The petition was first uploaded in September 2022, days before last year’s Durga Puja, but the fears expressed have not become dated.

Large flexes with advertisements, tied to temporary bamboo frames, have started to appear in many places in the last 10 days or a fortnight. Rashbehari Avenue already has many banners. In Hazra, the bamboo frames have been erected and the banners will be up soon. Such banners can be seen all across the city and Salt Lake.

The online petition got about 100 signatures on Saturday. Since last year, it has garnered 2,455 signatures.

“People find it difficult to locate addresses as these hoardings are all over the major road intersections,” the petition reads.

“Is this not a safety issue as well? What happens if there is a fire? How will the response team work with such hoardings blocking access? Many Kolkata residents have complained that hoardings have been put in such a way that they cannot even open their windows now!” it reads.

Ajay Mittal, who started the petition, told The Telegraph that he saw there were two or three layers of banners, one put up above another.

“Earlier there used to be one banner. Nowadays, there are banners one above another,” he said.

A number of banners together with the bamboo scaffolding collapsed on the Durgapur bridge last Navami, blocking traffic.

The footpath is dug up to insert the bamboos underground.

Debashis Kumar, the mayoral council member in charge of parks and squares in the Kolkata Municipal Corporation (KMC), said he did not feel there was any need to issue any guidelines.

“Every year, the banners are fitted before Puja and removed after Puja. Why is there a need to issue any guidelines now?” he asked.

Kumar added that the flexes are taken to the Dhapa waste disposal ground after Puja.

“We have a plastic processing unit. It can be recycled,” he said.

There is no official count on how many such banners are fitted across the city.

The owner of one outdoor advertising agency said they alone will fit about 10,000 such temporary banners.

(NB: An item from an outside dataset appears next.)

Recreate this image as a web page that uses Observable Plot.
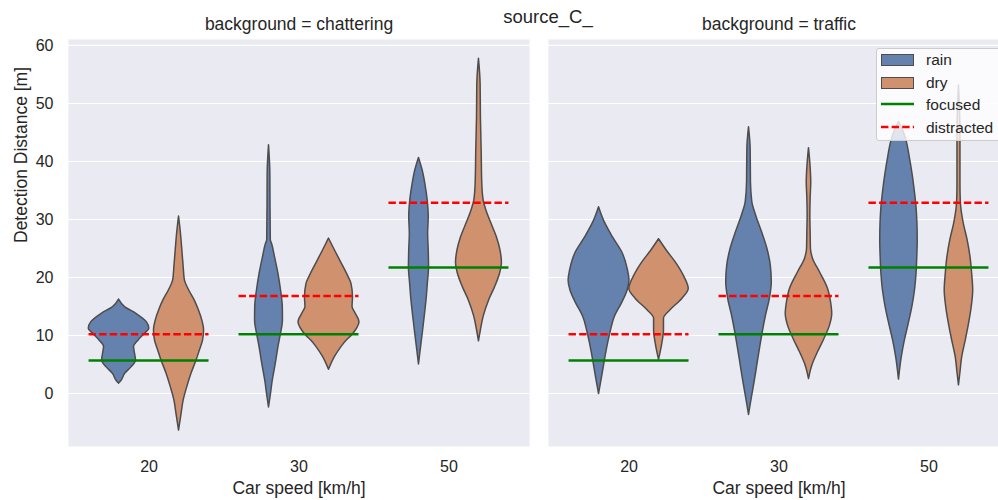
<!DOCTYPE html>
<html><head><meta charset="utf-8">
<script src="https://cdn.jsdelivr.net/npm/d3@7"></script>
<script src="https://cdn.jsdelivr.net/npm/@observablehq/plot@0.6"></script>
<style>
body{margin:0;overflow:hidden;background:#fff;font-family:"Liberation Sans",Arial,sans-serif;color:#262626;}
#wrap{position:relative;width:998px;height:500px;overflow:hidden;}
#chart svg{max-width:none !important;width:1010px !important;height:500px !important;}
#title{position:absolute;left:448px;width:200px;top:6px;text-align:center;font-size:18.5px;}
#legend{position:absolute;left:876px;top:48px;width:126px;height:93px;background:rgba(255,255,255,0.8);border:1px solid #cccccc;border-radius:3px;box-sizing:border-box;}
.row{position:absolute;left:4px;height:20px;font-size:15.5px;line-height:20px;}
.sw{position:absolute;left:0;top:4px;width:33px;height:12px;box-sizing:border-box;border:1.5px solid #4d4d4d;}
.lab{position:absolute;left:45px;top:0;white-space:nowrap;}
</style>
</head><body>
<div id="wrap">
<div id="chart"></div>
<div id="title">source_C_</div>
<div id="legend"></div>
</div>
<script>
// categories
const backgrounds = ["chattering", "traffic"];
const speeds = [20, 30, 50];
const conditions = ["rain", "dry"];
const yTicks = [0, 10, 20, 30, 40, 50, 60];
// reference lines per speed
const focused = [5.7, 10.2, 21.7];
const distracted = [10.2, 16.8, 32.9];

// violin profiles: [value, half-width in category units]
const chatteringRain20 = [[16.2,0],[14.9,0.04],[13.7,0.118],[12.3,0.185],[11.15,0.202],[10.3,0.173],[9.1,0.129],[8.0,0.1],[6.8,0.107],[5.7,0.113],[4.5,0.083],[3.4,0.041],[2.2,0.017],[1.7,0]];
const chatteringDry20 = [[30.5,0],[27.5,0.013],[24.7,0.022],[21.8,0.031],[19.5,0.039],[17.8,0.067],[16.0,0.105],[14.3,0.133],[12.6,0.155],[10.9,0.167],[9.1,0.16],[7.4,0.139],[5.7,0.117],[3.4,0.083],[1.1,0.055],[-1.2,0.031],[-3.5,0.017],[-6.4,0]];
const chatteringRain30 = [[42.8,0],[37.9,0.009],[32.1,0.01],[26.4,0.012],[25.8,0.02],[23.5,0.04],[20.6,0.063],[17.8,0.08],[14.9,0.092],[12.6,0.093],[10.3,0.08],[8.0,0.063],[5.1,0.045],[2.2,0.025],[-0.1,0.013],[-2.4,0]];
const chatteringDry30 = [[26.7,0],[24.7,0.039],[22.4,0.085],[20.1,0.13],[18.9,0.15],[16.6,0.16],[14.9,0.157],[14.0,0.173],[12.3,0.203],[10.9,0.18],[10.0,0.153],[9.1,0.117],[8.0,0.083],[6.3,0.04],[4.1,0]];
const chatteringRain50 = [[40.6,0],[38.4,0.025],[36.2,0.042],[33.3,0.058],[30.4,0.065],[27.5,0.061],[24.7,0.065],[21.8,0.067],[18.9,0.059],[16.0,0.05],[13.2,0.038],[10.3,0.025],[7.4,0.011],[5.0,0]];
const chatteringDry50 = [[57.7,0],[53.4,0.011],[47.6,0.013],[41.9,0.018],[36.2,0.022],[33.3,0.031],[31.6,0.049],[29.3,0.083],[26.9,0.12],[24.7,0.143],[22.6,0.153],[20.6,0.14],[18.3,0.107],[16.0,0.067],[13.2,0.031],[10.9,0.013],[9.0,0]];
const trafficRain20 = [[32.1,0],[29.8,0.033],[26.9,0.093],[24.1,0.159],[21.2,0.193],[19.5,0.203],[17.8,0.191],[15.5,0.152],[13.2,0.105],[10.9,0.08],[8.6,0.06],[5.7,0.039],[2.8,0.02],[-0.1,0]];
const trafficDry20 = [[26.6,0],[24.7,0.05],[22.4,0.117],[20.1,0.169],[18.0,0.198],[16.3,0.155],[14.3,0.075],[12.9,0.033],[10.9,0.033],[8.6,0.022],[7.1,0.011],[5.8,0]];
const trafficRain30 = [[45.9,0],[42.2,0.011],[36.4,0.013],[33.0,0.022],[30.7,0.047],[27.8,0.087],[24.9,0.123],[22.1,0.145],[19.2,0.152],[16.3,0.139],[13.4,0.113],[10.6,0.092],[7.7,0.073],[4.8,0.055],[1.9,0.037],[-0.9,0.018],[-3.7,0]];
const trafficDry30 = [[42.3,0],[39.3,0.01],[36.4,0.015],[33.6,0.011],[30.7,0.009],[27.8,0.011],[24.9,0.013],[23.2,0.027],[20.9,0.073],[18.0,0.127],[15.7,0.147],[13.7,0.155],[11.7,0.14],[9.4,0.103],[7.1,0.06],[4.8,0.022],[2.5,0]];
const trafficRain50 = [[46.8,0],[45.5,0.025],[43.6,0.05],[40.7,0.072],[37.9,0.09],[35.0,0.105],[32.1,0.117],[29.3,0.123],[26.4,0.125],[23.5,0.122],[20.6,0.117],[17.8,0.107],[14.9,0.089],[12.0,0.065],[9.1,0.039],[6.3,0.019],[2.4,0]];
const trafficDry50 = [[53.1,0],[45.0,0.01],[36.0,0.01],[33.3,0.012],[32.1,0.015],[29.3,0.032],[26.4,0.058],[23.5,0.077],[20.6,0.088],[17.8,0.095],[14.9,0.085],[12.0,0.067],[9.1,0.045],[6.3,0.022],[3.4,0.009],[1.4,0]];

const violins = [
  ["chattering", 0, "rain", chatteringRain20], ["chattering", 0, "dry", chatteringDry20],
  ["chattering", 1, "rain", chatteringRain30], ["chattering", 1, "dry", chatteringDry30],
  ["chattering", 2, "rain", chatteringRain50], ["chattering", 2, "dry", chatteringDry50],
  ["traffic", 0, "rain", trafficRain20], ["traffic", 0, "dry", trafficDry20],
  ["traffic", 1, "rain", trafficRain30], ["traffic", 1, "dry", trafficDry30],
  ["traffic", 2, "rain", trafficRain50], ["traffic", 2, "dry", trafficDry50]
];
const dodge = 0.2;
const rows = [];
violins.forEach(([bg, si, cond, prof], k) => {
  const pos = si + (cond === "rain" ? -dodge : dodge);
  prof.forEach(([v, hw]) => rows.push({id: k, background: bg, condition: cond, pos, value: v, hw}));
});
const speedIdx = speeds.map((s, i) => i);
const colors = ["#6581ae", "#d0916e"];

const chart = Plot.plot({
  width: 1010, height: 500,
  marginLeft: 67, marginRight: 0, marginTop: 39, marginBottom: 54,
  style: {fontFamily: "'Liberation Sans', Arial, sans-serif", color: "#262626", background: "transparent"},
  fx: {domain: backgrounds, paddingInner: 0.0395, paddingOuter: 0, label: null},
  x: {domain: [-0.537, 2.537]},
  y: {domain: [-9.14, 61.03]},
  color: {domain: conditions, range: colors},
  marks: [
    Plot.frame({fill: "#eaeaf2"}),
    Plot.gridY(yTicks, {stroke: "white", strokeOpacity: 1, strokeWidth: 1.2}),
    Plot.areaX(rows, {fx: "background", y: "value", x1: d => d.pos - d.hw, x2: d => d.pos + d.hw, z: "id",
      fill: "condition", stroke: "#4d4d4d", strokeWidth: 1.5, curve: "monotone-y"}),
    Plot.ruleY(speedIdx, {y: i => focused[i], x1: i => i - 0.4, x2: i => i + 0.4, stroke: "green", strokeWidth: 2.5}),
    Plot.ruleY(speedIdx, {y: i => distracted[i], x1: i => i - 0.4, x2: i => i + 0.4, stroke: "red", strokeWidth: 2.5, strokeDasharray: "7.4,3.2"}),
    Plot.axisY(yTicks, {tickSize: 0, tickPadding: 15, fontSize: 16, label: null}),
    Plot.text(["Detection Distance [m]"], {fx: () => backgrounds[0], frameAnchor: "left", rotate: -90, dx: -47, fontSize: 17.5, fill: "#262626"}),
    Plot.axisX(speedIdx, {tickSize: 0, tickPadding: 14, tickFormat: i => String(speeds[i]), fontSize: 16, label: null}),
    Plot.text(["Car speed [km/h]"], {frameAnchor: "bottom", dy: 47, fontSize: 17.5, fill: "#262626"}),
    Plot.axisFx({anchor: "top", tickSize: 0, tickPadding: 10, tickFormat: d => "background = " + d, fontSize: 17.5, label: null})
  ]
});
document.getElementById("chart").appendChild(chart);

// legend
const legend = document.getElementById("legend");
const legendItems = [
  {label: "rain", type: "patch", color: colors[0]},
  {label: "dry", type: "patch", color: colors[1]},
  {label: "focused", type: "line", color: "green", dash: false},
  {label: "distracted", type: "line", color: "red", dash: true}
];
legendItems.forEach((it, i) => {
  const r = document.createElement("div");
  r.className = "row";
  r.style.top = (1 + i * 22.7) + "px";
  let sym;
  if (it.type === "patch") {
    sym = `<div class="sw" style="background:${it.color}"></div>`;
  } else {
    sym = `<svg style="position:absolute;left:0;top:7px;overflow:visible" width="33" height="4"><line x1="0" x2="33" y1="2" y2="2" stroke="${it.color}" stroke-width="2.5" ${it.dash ? 'stroke-dasharray="7.4,3.2"' : ''}/></svg>`;
  }
  r.innerHTML = sym + `<span class="lab">${it.label}</span>`;
  legend.appendChild(r);
});
</script>
</body></html>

There are multiple such agencies that install banners ahead of Puja.

Part of the money spent by the companies whose advertisements feature on the banners goes to the Puja committees near the location of the banners.

A stretch of the footpath is divided among the Puja committees and the outdoor advertising agencies pay money to these committees.

“We approach the companies which put up the banners. They agree to pay a sum, a part of which goes to the Puja committee. We keep a part as our profit,” said the owner of the advertising agency.